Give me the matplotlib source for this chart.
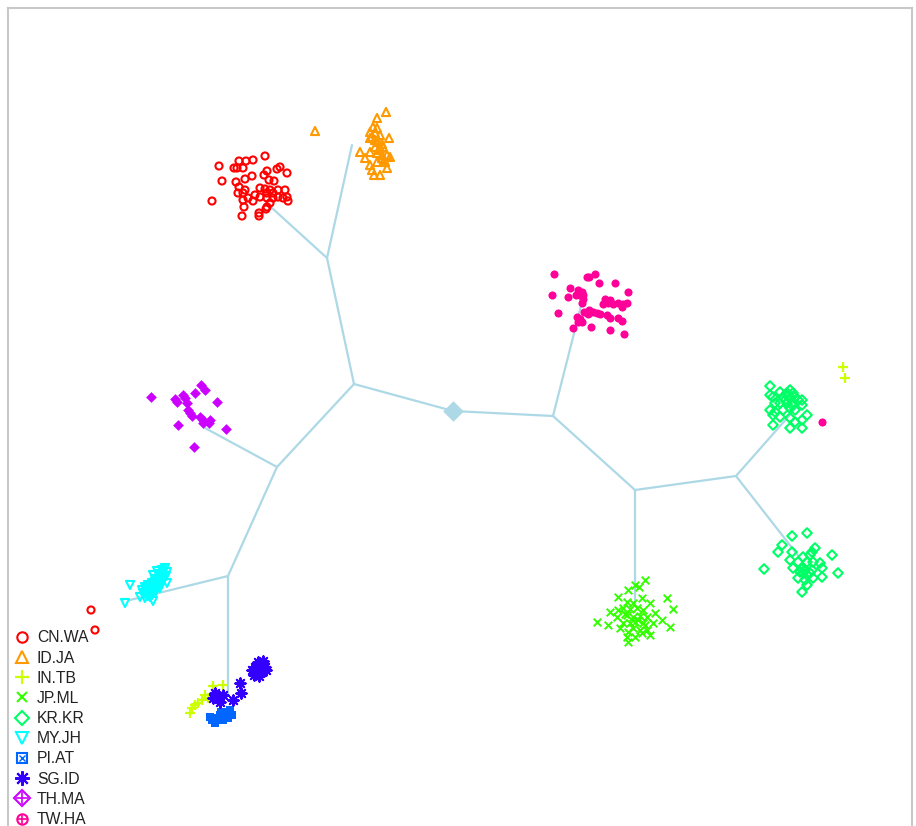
import matplotlib
matplotlib.use("Agg")
import matplotlib.pyplot as plt
from matplotlib.lines import Line2D
from matplotlib.legend_handler import HandlerTuple

# Population labels and R-style rainbow(10) palette
populations = ["CN.WA", "ID.JA", "IN.TB", "JP.ML", "KR.KR",
               "MY.JH", "PI.AT", "SG.ID", "TH.MA", "TW.HA"]
colors = ["#FF0000", "#FF9900", "#CCFF00", "#33FF00", "#00FF66",
          "#00FFFF", "#0066FF", "#3300FF", "#CC00FF", "#FF0099"]

# Individual scores per population (x, y on the plotting plane; y grows downward)
cn_wa_x = [265, 219, 239, 246, 253, 234, 243, 237, 280, 277, 287, 267, 264, 252, 245,
           222, 236, 269, 274, 239, 245, 260, 265, 270, 267, 273, 278, 285, 238, 243,
           255, 248, 260, 267, 273, 278, 283, 288, 287, 212, 243, 253, 270, 267, 266,
           244, 259, 259, 242, 91, 95]
cn_wa_y = [156, 166, 161, 161, 160, 168, 168, 168, 167, 169, 173, 171, 175, 176, 179,
           181, 182, 180, 181, 187, 190, 188, 189, 190, 193, 193, 190, 190, 193, 193,
           195, 198, 197, 198, 198, 197, 198, 201, 197, 201, 200, 201, 203, 207, 209,
           207, 213, 216, 216, 610, 630]

id_ja_x = [315, 386, 377, 373, 377, 370, 375, 372, 380, 389, 370, 378, 382, 375, 380,
           383, 360, 370, 377, 382, 387, 390, 365, 382, 385, 370, 377, 372, 387, 374, 380,
           375, 379, 384]
id_ja_y = [131, 112, 118, 127, 128, 132, 133, 137, 135, 138, 138, 142, 144, 147, 148,
           147, 152, 152, 153, 155, 155, 157, 158, 158, 162, 165, 162, 170, 168, 175, 175,
           140, 150, 160]

in_tb_x = [213, 223, 205, 202, 195, 190, 192, 198, 208, 843, 845]
in_tb_y = [686, 685, 695, 700, 705, 713, 708, 703, 698, 367, 378]

jp_ml_x = [645, 635, 639, 628, 618, 642, 667, 627, 633, 650, 673, 610, 618, 623, 630,
           637, 643, 617, 627, 633, 640, 647, 655, 597, 608, 623, 630, 635, 643, 653,
           662, 670, 620, 633, 640, 647, 628, 642, 650, 627, 635, 628, 625, 638, 645]
jp_ml_y = [580, 585, 587, 590, 597, 598, 598, 602, 603, 603, 609, 612, 610, 608, 609,
           608, 610, 617, 615, 617, 616, 617, 613, 622, 625, 623, 623, 622, 623, 623,
           620, 627, 628, 628, 630, 630, 632, 633, 635, 637, 637, 642, 614, 620, 625]

kr_kr_x = [770, 780, 790, 787, 793, 770, 773, 783, 790, 795, 798, 802, 775, 780, 787,
           793, 802, 770, 775, 783, 790, 795, 807, 773, 780, 790, 795, 802, 773, 790, 802,
           785, 792, 788,
           792, 807, 782, 778, 815, 812, 792, 810, 803, 832, 790, 798, 807, 813, 820,
           793, 802, 812, 822, 764, 803, 807, 810, 838, 798, 805, 813, 822, 807, 802,
           800, 805]
kr_kr_y = [386, 392, 390, 393, 393, 395, 397, 397, 398, 397, 400, 400, 403, 403, 403,
           403, 405, 410, 412, 410, 408, 410, 415, 415, 417, 418, 422, 420, 425, 428, 428,
           400, 405, 396,
           536, 533, 545, 552, 548, 552, 552, 555, 557, 555, 560, 562, 562, 562, 563,
           568, 569, 570, 568, 569, 573, 575, 573, 573, 578, 580, 578, 577, 585, 592,
           572, 570]

my_jh_x = [130, 125, 153, 153, 167, 162, 165, 167, 163, 160, 158, 155, 152, 148, 145,
           142, 143, 147, 150, 153, 157, 160, 163, 140, 145, 150, 158, 161, 155, 149,
           166, 164, 161, 158, 155, 152, 149, 146, 144, 148, 152, 156, 160, 157, 151, 146]
my_jh_y = [585, 603, 601, 575, 583, 570, 568, 572, 573, 577, 580, 582, 583, 585, 587,
           590, 593, 595, 592, 588, 585, 582, 578, 597, 598, 597, 574, 576, 579, 589,
           576, 579, 584, 587, 590, 593, 593, 592, 594, 596, 595, 591, 588, 571, 590, 589]

pi_at_x = [210, 215, 220, 225, 230, 232, 228, 223, 218, 215, 212, 226, 221]
pi_at_y = [717, 718, 715, 712, 710, 715, 718, 720, 720, 723, 720, 716, 712]

sg_id_x = [258, 262, 255, 260, 265, 252, 257, 262, 266, 254, 259, 263,
           240, 241, 233, 215, 223, 220, 213]
sg_id_y = [662, 664, 667, 668, 667, 670, 672, 671, 670, 675, 676, 661,
           683, 693, 700, 693, 695, 702, 698]

th_ma_x = [151, 175, 177, 183, 185, 201, 205, 195, 187, 217, 188, 190, 192, 200, 203,
           203, 210, 209, 178, 226, 194]
th_ma_y = [397, 399, 402, 395, 398, 385, 390, 393, 403, 402, 410, 413, 416, 417, 420,
           423, 420, 423, 425, 429, 447]

tw_ha_x = [554, 589, 595, 587, 599, 615, 628, 570, 578, 582, 580, 583, 552, 568, 576,
           583, 582, 605, 610, 608, 603, 613, 618, 623, 627, 622, 584, 589, 593, 588,
           597, 600, 558, 577, 580, 578, 582, 607, 610, 618, 622, 573, 591, 610, 624, 822]
tw_ha_y = [274, 277, 274, 277, 283, 283, 292, 288, 290, 292, 295, 295, 295, 297, 295,
           299, 303, 299, 300, 303, 304, 304, 303, 304, 303, 307, 312, 310, 312, 314,
           313, 314, 313, 317, 319, 322, 322, 315, 318, 318, 321, 328, 327, 330, 334, 422]

# Tree: node positions and edges (parent, child)
node_names = ["root", "A", "B", "C", "D", "E", "F", "G",
              "t_cn", "t_id", "t_th", "t_my", "t_pi", "t_tw", "t_jp", "t_kr1", "t_kr2"]
node_x = [453, 354, 327, 277, 228, 553, 635, 736,
          272, 352, 205, 130, 228, 583, 635, 803, 800]
node_y = [411, 384, 258, 467, 576, 416, 490, 476,
          208, 145, 428, 600, 695, 298, 604, 400, 558]
edges = [("root", "A"), ("A", "B"), ("B", "t_cn"), ("B", "t_id"), ("A", "C"),
         ("C", "t_th"), ("C", "D"), ("D", "t_my"), ("D", "t_pi"),
         ("root", "E"), ("E", "t_tw"), ("E", "F"), ("F", "t_jp"), ("F", "G"),
         ("G", "t_kr1"), ("G", "t_kr2")]

W, H = 916, 826
fig = plt.figure(figsize=(W / 100, H / 100), dpi=100)
ax = fig.add_axes([8 / W, 0, (912 - 8) / W, (H - 8) / H])
ax.set_xlim(8, 912)
ax.set_ylim(826, 8)
ax.set_xticks([])
ax.set_yticks([])
for side in ("left", "top", "right"):
    ax.spines[side].set_color("#c8c8c8")
    ax.spines[side].set_linewidth(1.5)
ax.spines["bottom"].set_visible(False)

pos = {n: (x, y) for n, x, y in zip(node_names, node_x, node_y)}
tree_col = "#ADD8E6"
for a, b in edges:
    ax.plot([pos[a][0], pos[b][0]], [pos[a][1], pos[b][1]],
            color=tree_col, lw=1.6, zorder=1, solid_capstyle="round")
ax.scatter([pos["root"][0]], [pos["root"][1]], marker="D", s=110,
           color=tree_col, zorder=2, linewidths=0)

groups = {
    "CN.WA": (cn_wa_x, cn_wa_y), "ID.JA": (id_ja_x, id_ja_y),
    "IN.TB": (in_tb_x, in_tb_y), "JP.ML": (jp_ml_x, jp_ml_y),
    "KR.KR": (kr_kr_x, kr_kr_y), "MY.JH": (my_jh_x, my_jh_y),
    "PI.AT": (pi_at_x, pi_at_y), "SG.ID": (sg_id_x, sg_id_y),
    "TH.MA": (th_ma_x, th_ma_y), "TW.HA": (tw_ha_x, tw_ha_y),
}
# marker, size, hollow?
styles = {
    "CN.WA": ("o", 26, True), "ID.JA": ("^", 34, True), "IN.TB": ("P", 38, False),
    "JP.ML": ("x", 30, False), "KR.KR": ("D", 24, True), "MY.JH": ("v", 34, True),
    "PI.AT": ("s", 38, False), "SG.ID": ("*", 70, False), "TH.MA": ("D", 30, False),
    "TW.HA": ("o", 34, False),
}
for name, col in zip(populations, colors):
    xs, ys = groups[name]
    m, s, hollow = styles[name]
    if name == "IN.TB":
        ax.scatter(xs, ys, marker="+", s=55, color=col, linewidths=1.6, zorder=3)
    elif name == "SG.ID":
        ax.scatter(xs, ys, marker=(8, 2, 0), s=55, color=col, linewidths=1.5, zorder=3)
    elif hollow:
        ax.scatter(xs, ys, marker=m, s=s, facecolors="none", edgecolors=col,
                   linewidths=1.5, zorder=3)
    elif m == "x":
        ax.scatter(xs, ys, marker="x", s=s, color=col, linewidths=1.4, zorder=3)
    else:
        ax.scatter(xs, ys, marker=m, s=s, color=col, linewidths=0, zorder=3)

# Legend with R-style point symbols
def mk(marker, col, fill="none", ms=7.5, mew=1.5):
    return Line2D([], [], linestyle="none", marker=marker, markersize=ms,
                  markerfacecolor=fill, markeredgecolor=col, markeredgewidth=mew)

handles = [
    mk("o", colors[0]),
    mk("^", colors[1], ms=8.5),
    mk("+", colors[2], ms=10.5, mew=1.6),
    mk("x", colors[3], ms=7.5),
    mk("D", colors[4], ms=7.5),
    mk("v", colors[5], ms=8.5),
    (mk("s", colors[6], ms=7.5), mk("x", colors[6], ms=5, mew=1.0)),
    mk((8, 2, 0), colors[7], ms=10.5, mew=1.5),
    (mk("D", colors[8], ms=8.5), mk("+", colors[8], ms=8.5, mew=1.2)),
    (mk("o", colors[9], ms=7.5), mk("+", colors[9], ms=7.5, mew=1.2)),
]
leg = ax.legend(handles, populations, loc="lower left",
                bbox_to_anchor=(4 / W, -12 / H), bbox_transform=fig.transFigure,
                frameon=False, handlelength=0.95, handletextpad=0.45,
                labelspacing=0.33, borderpad=0.2,
                prop={"family": "Liberation Sans", "size": 11.3},
                handler_map={tuple: HandlerTuple(ndivide=1, pad=0)})
for t in leg.get_texts():
    t.set_color("#222222")

fig.savefig("out.png", dpi=100)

▶ _Your objective_
Leave the pictures out and reproduce exactly the lines from the top of the listing above through the line with "614, 620, 625]".

▶ _Final result_
Give me the matplotlib source for this chart.
import matplotlib
matplotlib.use("Agg")
import matplotlib.pyplot as plt
from matplotlib.lines import Line2D
from matplotlib.legend_handler import HandlerTuple

# Population labels and R-style rainbow(10) palette
populations = ["CN.WA", "ID.JA", "IN.TB", "JP.ML", "KR.KR",
               "MY.JH", "PI.AT", "SG.ID", "TH.MA", "TW.HA"]
colors = ["#FF0000", "#FF9900", "#CCFF00", "#33FF00", "#00FF66",
          "#00FFFF", "#0066FF", "#3300FF", "#CC00FF", "#FF0099"]

# Individual scores per population (x, y on the plotting plane; y grows downward)
cn_wa_x = [265, 219, 239, 246, 253, 234, 243, 237, 280, 277, 287, 267, 264, 252, 245,
           222, 236, 269, 274, 239, 245, 260, 265, 270, 267, 273, 278, 285, 238, 243,
           255, 248, 260, 267, 273, 278, 283, 288, 287, 212, 243, 253, 270, 267, 266,
           244, 259, 259, 242, 91, 95]
cn_wa_y = [156, 166, 161, 161, 160, 168, 168, 168, 167, 169, 173, 171, 175, 176, 179,
           181, 182, 180, 181, 187, 190, 188, 189, 190, 193, 193, 190, 190, 193, 193,
           195, 198, 197, 198, 198, 197, 198, 201, 197, 201, 200, 201, 203, 207, 209,
           207, 213, 216, 216, 610, 630]

id_ja_x = [315, 386, 377, 373, 377, 370, 375, 372, 380, 389, 370, 378, 382, 375, 380,
           383, 360, 370, 377, 382, 387, 390, 365, 382, 385, 370, 377, 372, 387, 374, 380,
           375, 379, 384]
id_ja_y = [131, 112, 118, 127, 128, 132, 133, 137, 135, 138, 138, 142, 144, 147, 148,
           147, 152, 152, 153, 155, 155, 157, 158, 158, 162, 165, 162, 170, 168, 175, 175,
           140, 150, 160]

in_tb_x = [213, 223, 205, 202, 195, 190, 192, 198, 208, 843, 845]
in_tb_y = [686, 685, 695, 700, 705, 713, 708, 703, 698, 367, 378]

jp_ml_x = [645, 635, 639, 628, 618, 642, 667, 627, 633, 650, 673, 610, 618, 623, 630,
           637, 643, 617, 627, 633, 640, 647, 655, 597, 608, 623, 630, 635, 643, 653,
           662, 670, 620, 633, 640, 647, 628, 642, 650, 627, 635, 628, 625, 638, 645]
jp_ml_y = [580, 585, 587, 590, 597, 598, 598, 602, 603, 603, 609, 612, 610, 608, 609,
           608, 610, 617, 615, 617, 616, 617, 613, 622, 625, 623, 623, 622, 623, 623,
           620, 627, 628, 628, 630, 630, 632, 633, 635, 637, 637, 642, 614, 620, 625]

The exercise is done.